But it would also be an unfair dismissal. The area is vast - over 500 square miles - and there is almost no one there. Only the private, the eccentric, the proud, the pioneers, living side-by-side the cast-off pieces of living. They are like ghosts, surreptitiously carving and transforming the elegant and inevitable disintegration that surrounds them. One can hear children laughing, dogs barking, calls to dinner - yet never see a soul. Like a soundtrack playing over an abandoned movie set, there is palpable excitement, a sense of great expectations, a story unfolding with no audience to witness it.

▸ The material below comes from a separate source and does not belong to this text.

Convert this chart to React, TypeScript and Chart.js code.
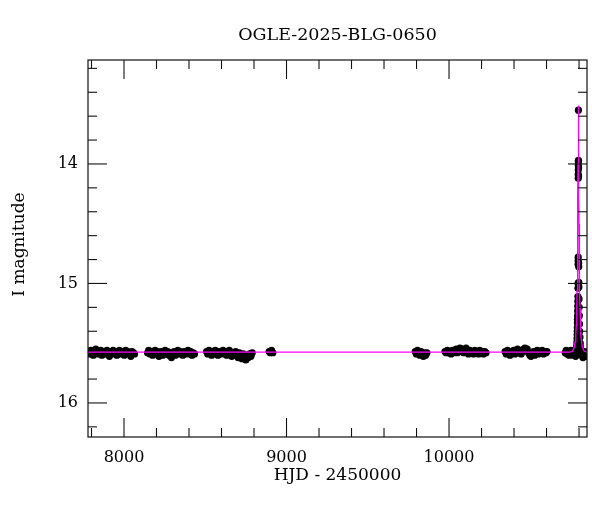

At the Salton Sea, the garbage, the useless and broken pieces of obsolete lives, are a living sculpture in the process of dying and rebirth, encrusted with salt.
Perhaps it is the sheer volume of it all, which our minds finds so incomprehensible, and which requires more than just our eyes to appreciate. We must also use our hearts and souls to absorb the sights of the Sea. For there is undeniable, albeit haunting, beauty everywhere you look: in the detritus, decay, death. Some believe it is the quality of the light - filtered through the dense air, 226 feet below sea level. Or the way the sound is both deadened and echoes off the distant mountains. Or the sheer incongruity of a 376 square mile body of salt water in the middle of the desert. For me, the Salton Sea seems supernatural.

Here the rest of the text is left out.